Each day or night, as the Dodgers added victory after victory to their fast-breaking getaway, until they had achieved a modern major league record of 10, one man in the Brooklyn dugout—a pitcher—remained detached from the usual chatter; divorced from the unpire-baiting and the biting inter-bench jockeying. It wasn't always the same man, but he was always busy on the same job. He was keeping a chart, on a large, yellow piece of paper. The paper, strangely checkered, was attached to a conventional clipboard (below) the man kept in his lap.
One day he was Carl Erskine; the next, Russ Meyer; then maybe Billy Loes, or Clem Labine; or Carl Erskine again. Whoever he was, this was not his day to pitch. This was his day to watch intently every pitch made by his teammate and to record it on the chart. Fast ball...curve...change-up...slider...screwball. High, low, inside, outside, foul. And at the end of the 10 games, there, on the clipboard hanging in the office of Dodger Manager Walter Alston, was a record of every pitch thrown by a Brooklyn pitcher during that opening rush.
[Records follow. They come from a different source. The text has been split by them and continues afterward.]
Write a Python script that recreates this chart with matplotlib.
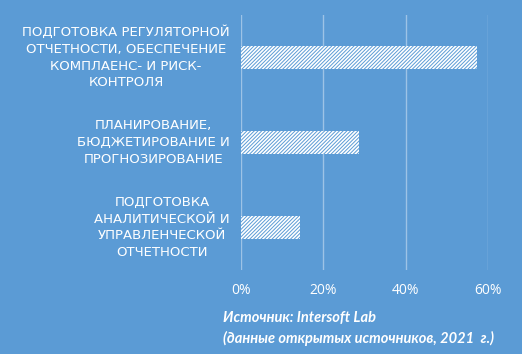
import matplotlib
matplotlib.use("Agg")
import matplotlib.pyplot as plt
from matplotlib.ticker import PercentFormatter

# данные
categories = [
    "ПОДГОТОВКА РЕГУЛЯТОРНОЙ\nОТЧЕТНОСТИ, ОБЕСПЕЧЕНИЕ\nКОМПЛАЕНС- И РИСК-\nКОНТРОЛЯ",
    "ПЛАНИРОВАНИЕ,\nБЮДЖЕТИРОВАНИЕ И\nПРОГНОЗИРОВАНИЕ",
    "ПОДГОТОВКА\nАНАЛИТИЧЕСКОЙ И\nУПРАВЛЕНЧЕСКОЙ\nОТЧЕТНОСТИ",
]
shares = [0.573, 0.286, 0.143]
x_ticks = [0, 0.2, 0.4, 0.6]
source_lines = ["Источник: Intersoft Lab", "(данные открытых источников, 2021  г.)"]

BG = "#5B9BD5"
GRID = "#9DC3E6"

plt.rcParams["hatch.linewidth"] = 0.7

fig = plt.figure(figsize=(5.22, 3.54), dpi=100, facecolor=BG)
ax = fig.add_axes([241 / 522, 1 - 270 / 354, 247 / 522, 255 / 354])
ax.set_facecolor(BG)

ypos = list(range(len(categories)))
ax.barh(ypos, shares, height=0.27, color="white", edgecolor=BG,
        linewidth=0, hatch="/" * 9, zorder=3)

ax.set_xlim(0, 0.6)
ax.set_ylim(2.5, -0.5)
ax.set_xticks(x_ticks)
ax.xaxis.set_major_formatter(PercentFormatter(1.0, decimals=0))
ax.grid(axis="x", color=GRID, linewidth=1, zorder=0)
ax.tick_params(axis="x", length=0, pad=9, colors="white", labelsize=10)
ax.tick_params(axis="y", length=0, left=False, labelleft=False)
for lbl in ax.get_xticklabels():
    lbl.set_family("Open Sans")
for s in ax.spines.values():
    s.set_visible(False)

for y, cat in zip(ypos, categories):
    ax.text(-0.045, y, cat, ha="right", va="center", multialignment="center",
            color="white", fontsize=9.5, family="DejaVu Sans",
            linespacing=1.38, transform=ax.get_yaxis_transform())

fig.text(223 / 522, 1 - 318 / 354, source_lines[0], color="white",
         fontsize=10.5, fontweight="bold", fontstyle="italic",
         family="Lato", va="center", ha="left")
fig.text(223 / 522, 1 - 338 / 354, source_lines[1], color="white",
         fontsize=10.5, fontweight="bold", fontstyle="italic",
         family="Lato", va="center", ha="left")

fig.savefig("out.png", dpi=100, facecolor=BG)
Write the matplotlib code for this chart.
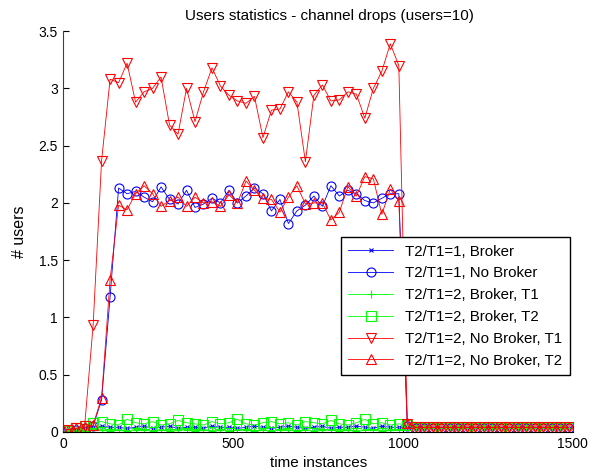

The streak ended on the 11th game, but the charts go on, win or lose. Later they are consulted, analyzed, discussed. They show:
How many fast balls Don Newcombe threw this day—or maybe it was Johnny Podres. How many he got over for strikes, how many missed for balls. How many curves were high, how many low. Which pitches were hit by Sid Gordon—or was it Willie Mays? And where were they hit—to left, right, center; on the ground, in the air?
What purpose does all this serve?
Says Alston, a former schoolteacher who has not lost his faith in instruction: "It will show me when a pitcher's curve is hanging too often, or when he's not getting his change over. And it'll help me show it to him, because he won't be taking my word for it; it'll all be there, in black and white, and I won't have written it down."
That's one reason Alston has the charts kept by non-working pitchers. But there's another reason, regarded by Alston as more important: "It keeps pitchers on the bench in the game every minute."
Fans who watched Rex Barney for years take sun baths on the edge of the dugout, head tilted upward for maximum benefit from the rays, and eyes closed for minimum benefit from the game, those fans know what Alston means by "keeping in the game." Other clubs have charted pitches, but the job was usually done by an assistant in the stands or press box. Alston has brought it down into the dugout, so that his men have to study the work of other pitchers.
Quite often the pitcher making the marks on the chart may be flanked by spotters who assist him in calling each pitch. Thus two, or even three non-playing pitchers, are "in the game."